> [REQUIRED WORK]:
Print only the lines from the top of the data through the line with "import plotly.graph_objects as go", both included, skipping every picture.

========================================

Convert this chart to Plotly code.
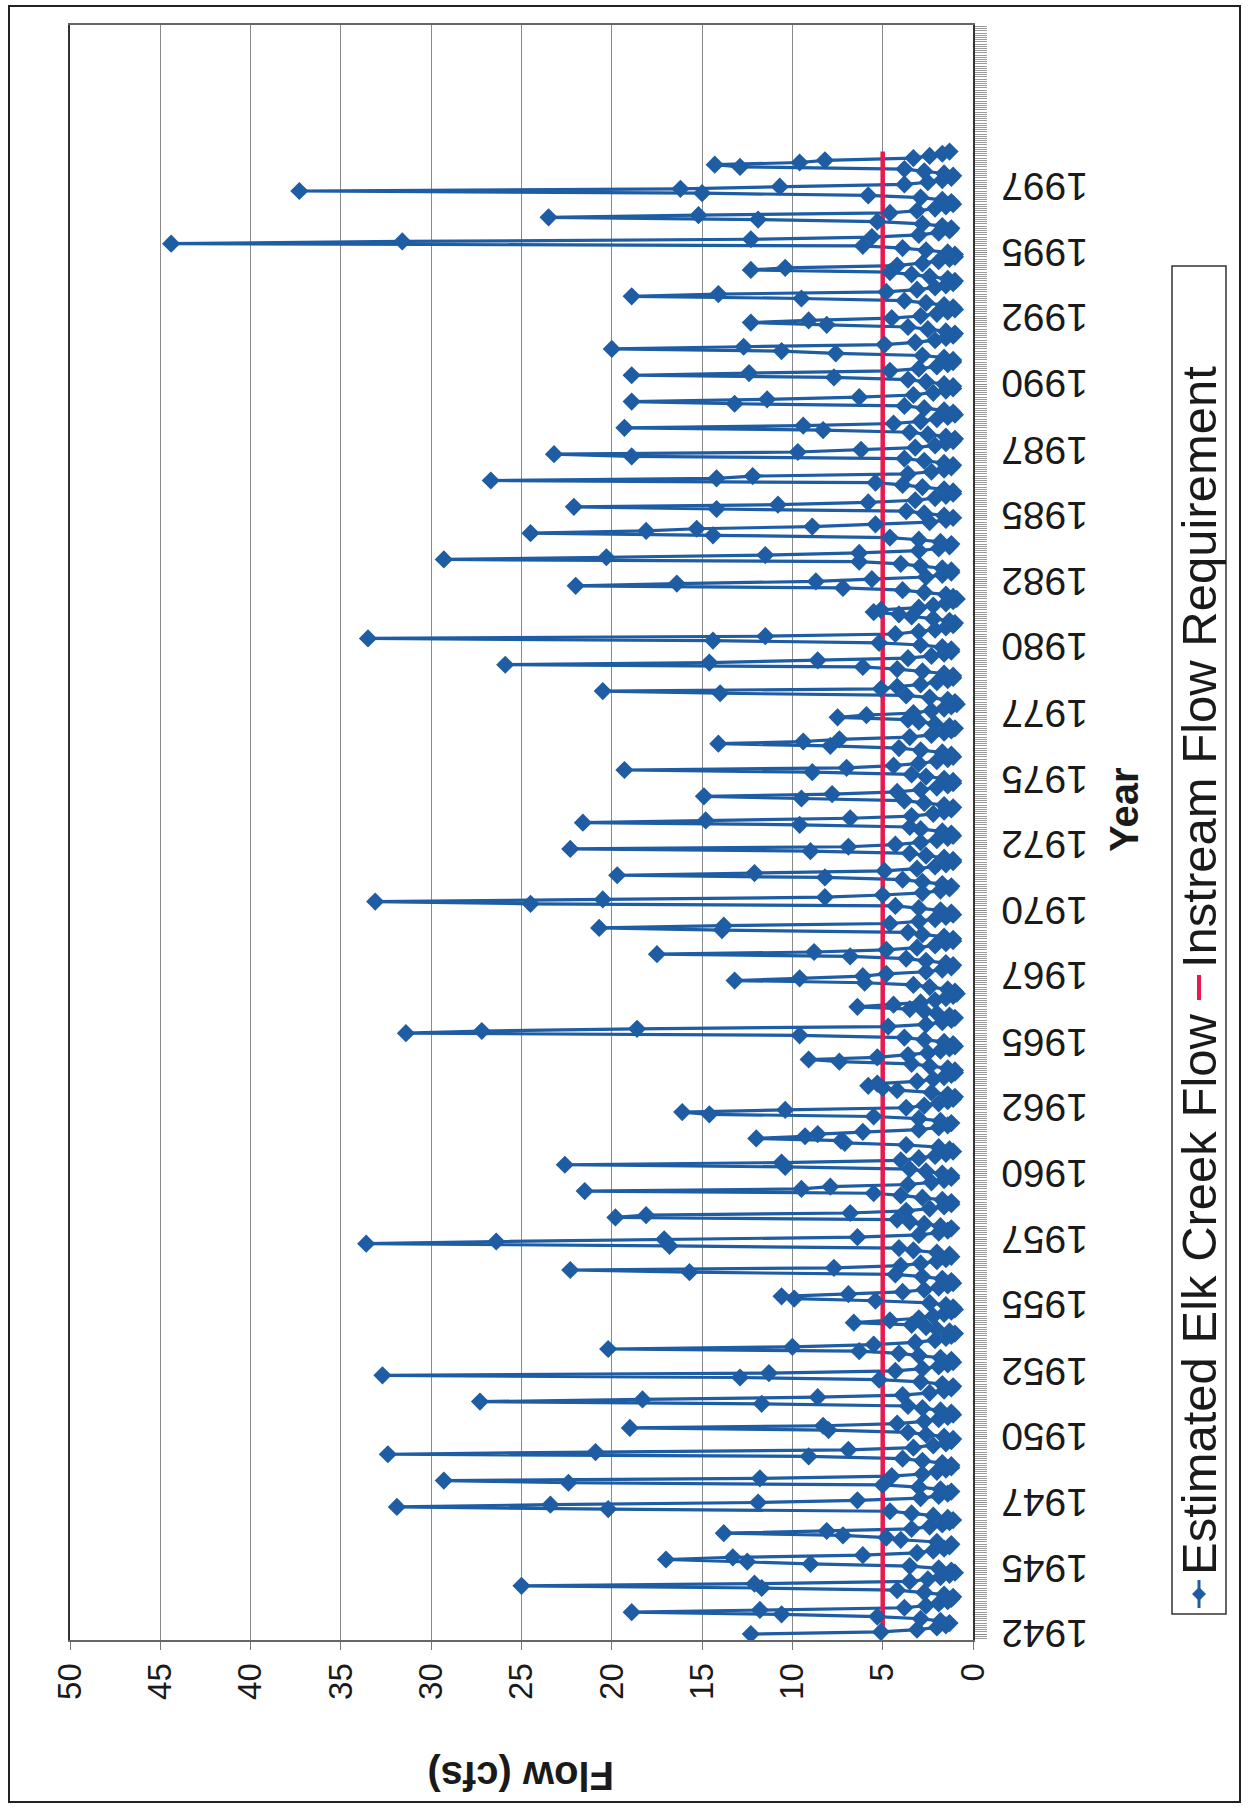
import plotly.graph_objects as go

# ---------------- data ----------------
# Estimated Elk Creek monthly flow (cfs), in time order, one row per year block
flow_cfs = [
    12.3, 5.1, 3.1, 2.0, 1.5,
    1.3, 1.8, 2.9, 5.3, 10.6, 18.9, 11.8, 3.8, 2.6, 1.9, 1.4, 1.2,
    1.1, 1.6, 2.7, 4.2, 11.7, 25.0, 12.1, 3.5, 2.5, 1.8, 1.3, 1.0,
    1.2, 1.9, 3.5, 9.0, 12.5, 17.0, 13.3, 6.1, 3.1, 2.2, 1.6, 1.3,
    1.2, 2.0, 4.0, 4.8, 7.2, 13.8, 8.1, 3.4, 2.4, 1.7, 1.3, 1.1,
    1.4, 2.2, 3.4, 4.6, 20.2, 31.9, 23.4, 11.9, 6.4, 2.9, 1.9, 1.4,
    1.2, 1.8, 3.0, 5.0, 22.4, 29.3, 11.8, 4.5, 2.8, 2.0, 1.5, 1.2,
    1.2, 1.7, 2.8, 3.9, 9.1, 32.4, 20.9, 6.9, 3.3, 2.2, 1.5, 1.2,
    1.1, 1.6, 2.6, 3.6, 8.0, 19.0, 8.3, 4.2, 2.7, 1.9, 1.4, 1.1,
    1.2, 1.8, 2.8, 3.6, 11.7, 27.3, 18.3, 8.6, 3.9, 2.4, 1.6, 1.2,
    1.1, 1.7, 2.9, 5.2, 12.9, 32.7, 11.3, 4.3, 2.8, 1.9, 1.4, 1.1,
    1.2, 1.8, 3.0, 4.1, 6.3, 20.2, 10.0, 5.5, 3.2, 2.1, 1.5, 1.2,
    1.0, 1.3, 2.0, 2.6, 3.4, 6.6, 4.6, 3.0, 2.2, 1.6, 1.2, 1.0,
    1.1, 1.5, 2.4, 5.4, 9.9, 10.6, 6.9, 3.9, 2.7, 1.9, 1.4, 1.1,
    1.2, 1.7, 2.8, 4.3, 15.7, 22.3, 7.7, 4.0, 2.9, 2.0, 1.5, 1.2,
    1.3, 2.0, 3.3, 4.1, 16.8, 33.6, 26.4, 17.1, 6.4, 3.0, 1.9, 1.4,
    1.2, 1.8, 2.7, 3.5, 4.2, 19.8, 18.1, 6.8, 3.7, 2.4, 1.6, 1.2,
    1.2, 1.7, 2.8, 4.0, 5.5, 21.5, 9.5, 7.9, 3.6, 2.3, 1.6, 1.2,
    1.2, 1.7, 2.6, 3.5, 10.4, 22.6, 10.6, 4.0, 3.0, 2.1, 1.5, 1.1,
    1.3, 1.9, 3.7, 7.1, 7.3, 12.0, 9.3, 8.6, 6.1, 3.0, 1.9, 1.4,
    1.2, 1.8, 3.0, 5.5, 14.6, 16.1, 10.4, 3.7, 2.7, 1.9, 1.4, 1.1,
    1.0, 1.4, 2.3, 4.2, 5.0, 5.8, 5.3, 3.1, 2.2, 1.6, 1.2, 1.0,
    1.0, 1.4, 2.4, 3.4, 7.4, 9.1, 5.3, 3.6, 2.5, 1.8, 1.3, 1.0,
    1.1, 1.6, 2.7, 3.8, 9.6, 31.4, 27.2, 18.6, 4.7, 2.6, 1.7, 1.2,
    1.0, 1.3, 2.0, 2.7, 3.5, 6.4, 4.4, 2.9, 2.1, 1.5, 1.1, 0.9,
    1.0, 1.4, 2.4, 3.3, 6.0, 13.2, 9.6, 6.1, 4.8, 2.6, 1.7, 1.2,
    1.1, 1.5, 2.6, 3.7, 6.8, 17.5, 8.8, 4.8, 3.1, 2.1, 1.5, 1.1,
    1.1, 1.6, 2.8, 3.6, 13.9, 20.7, 13.8, 4.6, 3.0, 2.1, 1.5, 1.1,
    1.2, 1.8, 3.0, 4.3, 24.5, 33.1, 20.5, 8.2, 5.0, 2.8, 1.8, 1.3,
    1.2, 1.7, 2.8, 3.9, 8.2, 19.7, 12.1, 4.9, 3.1, 2.1, 1.5, 1.1,
    1.1, 1.6, 2.6, 3.5, 9.0, 22.3, 6.9, 4.3, 2.9, 2.0, 1.4, 1.1,
    1.2, 1.7, 2.9, 3.5, 9.6, 21.6, 14.8, 6.8, 3.4, 2.2, 1.6, 1.2,
    1.1, 1.6, 2.7, 3.8, 9.5, 14.9, 7.8, 4.2, 2.9, 2.0, 1.4, 1.1,
    1.1, 1.6, 2.6, 3.4, 8.9, 19.3, 7.0, 4.4, 3.0, 2.0, 1.4, 1.1,
    1.2, 1.7, 2.9, 4.1, 7.9, 14.1, 9.4, 7.4, 3.5, 2.3, 1.6, 1.2,
    1.0, 1.3, 2.1, 3.0, 3.6, 7.5, 5.9, 3.3, 2.3, 1.6, 1.2, 0.9,
    1.0, 1.4, 2.4, 3.7, 14.0, 20.5, 5.1, 4.2, 2.9, 2.0, 1.4, 1.1,
    1.1, 1.6, 2.8, 4.2, 6.1, 25.9, 14.6, 8.6, 3.6, 2.3, 1.6, 1.2,
    1.2, 1.7, 2.9, 5.2, 14.4, 33.5, 11.5, 4.3, 3.0, 2.1, 1.5, 1.1,
    1.0, 1.3, 2.2, 3.4, 4.1, 5.5, 5.1, 3.0, 2.2, 1.5, 1.1, 0.9,
    1.1, 1.5, 2.7, 3.9, 7.2, 22.0, 16.4, 8.7, 5.6, 2.6, 1.7, 1.2,
    1.2, 1.7, 2.9, 4.0, 6.3, 29.3, 20.3, 11.5, 6.3, 3.0, 1.9, 1.3,
    1.2, 1.8, 3.0, 4.6, 14.4, 24.5, 18.1, 15.3, 8.9, 5.4, 2.4, 1.5,
    1.1, 1.6, 2.7, 3.7, 14.2, 22.1, 10.8, 5.8, 3.2, 2.1, 1.5, 1.1,
    1.1, 1.6, 2.8, 3.9, 5.4, 26.7, 14.2, 12.2, 3.6, 2.3, 1.6, 1.2,
    1.1, 1.6, 2.7, 3.8, 18.9, 23.2, 9.7, 6.2, 3.2, 2.1, 1.5, 1.1,
    1.0, 1.5, 2.5, 3.5, 8.3, 19.3, 9.4, 4.4, 2.9, 2.0, 1.4, 1.0,
    1.1, 1.6, 2.7, 3.8, 13.2, 18.9, 11.4, 6.3, 3.3, 2.2, 1.5, 1.1,
    1.1, 1.6, 2.6, 3.6, 7.7, 18.9, 12.4, 4.6, 3.0, 2.0, 1.4, 1.1,
    1.1, 1.6, 2.8, 7.6, 10.6, 20.0, 12.7, 4.9, 3.2, 2.1, 1.5, 1.1,
    1.0, 1.5, 2.5, 3.6, 8.1, 12.3, 9.1, 4.5, 2.9, 2.0, 1.4, 1.0,
    1.1, 1.6, 2.6, 3.8, 9.5, 18.9, 14.1, 4.8, 3.1, 2.1, 1.5, 1.1,
    1.0, 1.4, 2.4, 3.4, 4.6, 12.3, 10.4, 4.2, 2.8, 1.9, 1.3, 1.0,
    1.0, 1.4, 2.6, 3.9, 6.1, 44.4, 31.6, 12.3, 5.6, 3.0, 1.9, 1.3,
    1.2, 1.7, 2.8, 5.3, 11.9, 23.5, 15.2, 4.6, 3.1, 2.1, 1.5, 1.1,
    1.2, 1.7, 2.9, 5.8, 15.0, 37.3, 16.2, 10.7, 3.8, 2.5, 1.7, 1.2,
    1.1, 1.6, 2.7, 3.8, 12.9, 14.3, 9.6, 8.2, 3.3, 2.4, 1.7, 1.3,
]

instream_req_cfs = [5.0, 5.0]          # constant requirement, first to last month

year_labels = ["1942", "1945", "1947", "1950", "1952", "1955", "1957", "1960",
               "1962", "1965", "1967", "1970", "1972", "1975", "1977", "1980",
               "1982", "1985", "1987", "1990", "1992", "1995", "1997"]
months_per_label = 30
flow_ticks = [0, 5, 10, 15, 20, 25, 30, 35, 40, 45, 50]

# ---------------- layout helpers (page pixels -> paper) ----------------
W, H = 1249, 1807
PL, PR, PT, PB = 70, 973, 25, 1640


def px(X):
    return (X - PL) / (PR - PL)


def py(Y):
    return (PB - Y) / (PB - PT)


month_index = list(range(len(flow_cfs)))
req_months = [month_index[0], month_index[-1]]
tick_months = [i * months_per_label for i in range(len(year_labels))]

BLUE = "#1E5CA3"
RED = "#E8194F"
FONT = "Liberation Sans, Arial, sans-serif"
TXT = "#1a1a1a"

fig = go.Figure()
fig.add_trace(go.Scatter(x=flow_cfs, y=month_index, mode="lines",
                         line=dict(color=BLUE, width=3.2), showlegend=False,
                         hoverinfo="skip"))
fig.add_trace(go.Scatter(x=instream_req_cfs, y=req_months, mode="lines",
                         line=dict(color=RED, width=4.5), showlegend=False))
fig.add_trace(go.Scatter(x=flow_cfs, y=month_index, mode="markers",
                         marker=dict(symbol="diamond", size=14, color=BLUE),
                         showlegend=False))

fig.update_layout(
    width=W, height=H,
    margin=dict(l=PL, r=W - PR, t=PT, b=H - PB, pad=0),
    paper_bgcolor="white", plot_bgcolor="white",
    font=dict(family=FONT, color=TXT),
    showlegend=False,
)

fig.update_xaxes(
    range=[50, 0], tickvals=flow_ticks, ticktext=[str(v) for v in flow_ticks],
    tickangle=-90, tickfont=dict(size=33, family=FONT, color=TXT),
    ticks="outside", ticklen=8, tickcolor="#777", tickwidth=1,
    ticklabelstandoff=0,
    showgrid=True, gridcolor="#8a8a8a", gridwidth=1, zeroline=False,
    showline=True, linecolor="#666", linewidth=2, mirror=True,
)

fig.update_yaxes(
    side="right", range=[-2.7, 733.7],
    tickmode="array", tickvals=tick_months, showticklabels=False,
    ticks="outside", ticklen=12, tickcolor="#8a8a8a", tickwidth=1,
    minor=dict(tickmode="linear", tick0=0, dtick=1, ticks="outside",
               ticklen=12, tickcolor="#9a9a9a", tickwidth=1),
    showgrid=False, zeroline=False,
    showline=True, linecolor="#333", linewidth=2, mirror=True,
)

# year labels, upside down as on the scanned page, placed at their months
for m, lab in zip(tick_months, year_labels):
    fig.add_annotation(x=px(1045), y=m, xref="paper", yref="y",
                       text=lab, textangle=180, showarrow=False,
                       xanchor="center", yanchor="middle",
                       font=dict(size=39, family=FONT, color=TXT))

# axis titles (rotated like the scanned page)
fig.add_annotation(x=px(521), y=py(1800), xref="paper", yref="paper",
                   text="<b>Flow (cfs)</b>", textangle=180, showarrow=False,
                   font=dict(size=40, family=FONT, color=TXT))
fig.add_annotation(x=px(1148), y=py(810), xref="paper", yref="paper",
                   text="<b>Year</b>", textangle=-90, showarrow=False,
                   font=dict(size=40, family=FONT, color=TXT))

# legend drawn rotated
LX = 1199
fig.add_shape(type="rect", xref="paper", yref="paper",
              x0=px(1172), x1=px(1226), y0=py(1614), y1=py(266),
              line=dict(color="#333", width=1.5), fillcolor="white", layer="below")
fig.add_shape(type="line", xref="paper", yref="paper",
              x0=px(LX), x1=px(LX), y0=py(1608), y1=py(1580),
              line=dict(color=BLUE, width=3))
d = 7
fig.add_shape(type="path", xref="paper", yref="paper",
              path=(f"M {px(LX)},{py(1594 - d)} L {px(LX + d)},{py(1594)} "
                    f"L {px(LX)},{py(1594 + d)} L {px(LX - d)},{py(1594)} Z"),
              fillcolor=BLUE, line=dict(color=BLUE, width=0))
fig.add_annotation(x=px(LX), y=py(1577), xref="paper", yref="paper",
                   text="Estimated Elk Creek Flow", textangle=-90,
                   showarrow=False, xanchor="center", yanchor="bottom",
                   font=dict(size=49, family=FONT, color=TXT))
fig.add_shape(type="line", xref="paper", yref="paper",
              x0=px(LX), x1=px(LX), y0=py(1000), y1=py(975),
              line=dict(color=RED, width=4))
fig.add_annotation(x=px(LX), y=py(970), xref="paper", yref="paper",
                   text="Instream Flow Requirement", textangle=-90,
                   showarrow=False, xanchor="center", yanchor="bottom",
                   font=dict(size=49, family=FONT, color=TXT))

# outer chart border
fig.add_shape(type="rect", xref="paper", yref="paper",
              x0=px(9), x1=px(1240), y0=py(1802), y1=py(6),
              line=dict(color="#222", width=2), layer="below")

fig.write_html("out.html", config={"displayModeBar": False},
               post_script="document.body.style.margin='0px';")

========================================

> [TASK RESULT]:
Convert this chart to Plotly code.
import plotly.graph_objects as go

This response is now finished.